- What the task requires: Count how many lines below include the string "draw", and give that number without anything else.

# # # # #

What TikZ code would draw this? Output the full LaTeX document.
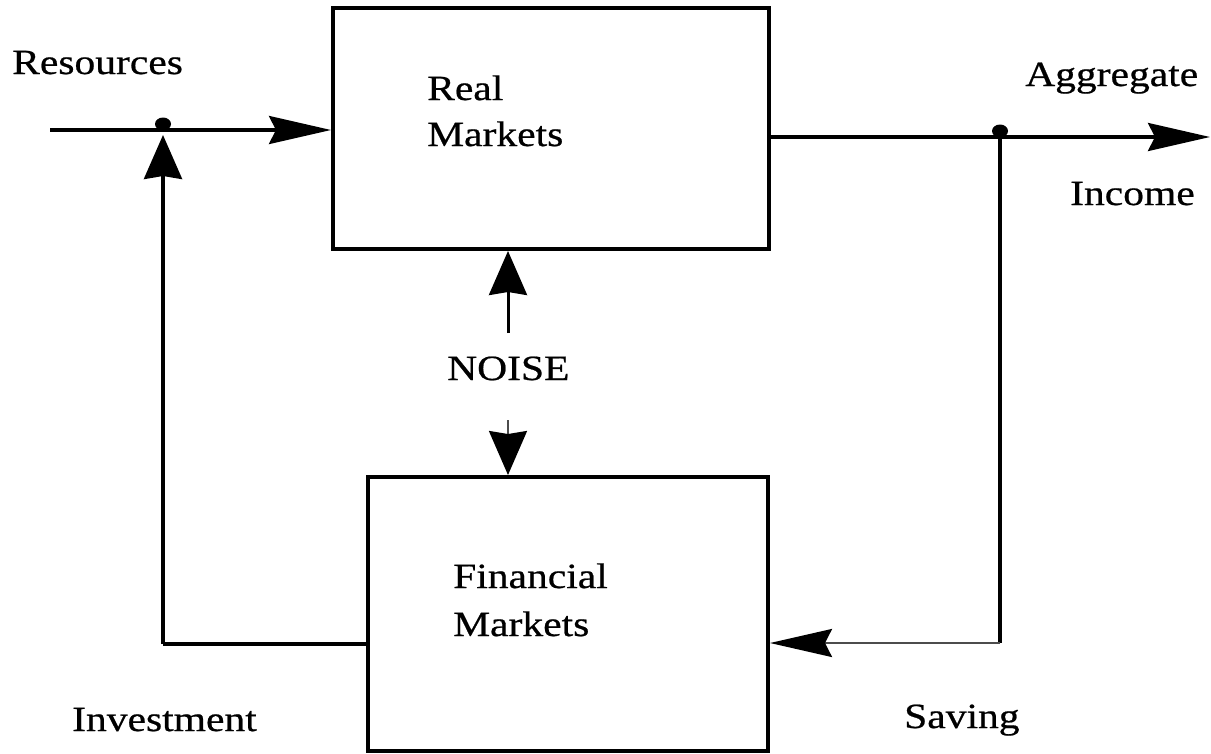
\documentclass[tikz,border=0pt]{standalone}
\usepackage{fontspec}
\setmainfont{Liberation Serif}[FakeStretch=1.17,FakeBold=0.6]
\usetikzlibrary{arrows.meta}
\tikzset{
  box/.style={draw, line width=4pt, rectangle, inner sep=0pt},
  lbl/.style={anchor=base west, inner sep=0pt, font=\fontsize{35.5}{46}\selectfont},
  wire/.style={line width=3.5pt},
  thinwire/.style={line width=2.5pt, draw=black!70},
  harrow/.style={-{Stealth[length=62pt,width=28pt,inset=7pt,color=black]}},
  varrow/.style={-{Stealth[length=44pt,width=38pt,inset=3pt,color=black]}},
  dotnode/.style={ellipse, fill=black, inner sep=0pt, minimum width=16pt, minimum height=13pt},
}
\usetikzlibrary{shapes.geometric}
\begin{document}
\begin{tikzpicture}[x=1pt,y=-1pt]
\useasboundingbox (0,0) rectangle (1211,753);
% boxes
\node[box, minimum width=436pt, minimum height=241pt] (real) at (551,128.5) {};
\node[box, minimum width=400pt, minimum height=274pt] (fin) at (568,614) {};
% texts
\node[lbl] (realA) at (427,100) {Real};
\node[lbl] (realB) at (427,146) {Markets};
\node[lbl] (finA) at (453,588) {Financial};
\node[lbl] (finB) at (453,636) {Markets};
\node[lbl] (res) at (12,74) {Resources};
\node[lbl] (agg) at (1025,86) {Aggregate};
\node[lbl] (inc) at (1070,205) {Income};
\node[lbl] (noise) at (447,380) {NOISE};
\node[lbl] (inv) at (72,731) {Investment};
\node[lbl] (sav) at (904,728) {Saving};
% junction dots
\node[dotnode] (d1) at (163,124) {};
\node[dotnode] (d2) at (1000,131) {};
% coordinates
\coordinate (inL) at (50,130);
\coordinate (upT) at (163,135);
\coordinate (invc) at (163,644);
\coordinate (outE) at (1210,137);
\coordinate (savc) at (1000,643);
\coordinate (n1) at (508,333);
\coordinate (n2) at (508,420);
% resources in
\draw[wire, harrow] (inL) -- (inL -| real.west);
% investment loop
\draw[wire] (invc -| fin.west) -- (invc);
\draw[wire, varrow] (invc) -- (upT);
% aggregate income out
\draw[wire, harrow] (outE -| real.east) -- (outE);
% saving loop
\draw[wire] (d2.center) -- (savc);
\draw[thinwire, harrow] (savc) -- (savc -| fin.east);
% noise
\draw[line width=3pt, varrow] (n1) -- (n1 |- real.south);
\draw[line width=2pt, draw=black!70, varrow] (n2) -- (n2 |- fin.north);
\end{tikzpicture}
\end{document}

# # # # #

- Correct result: 11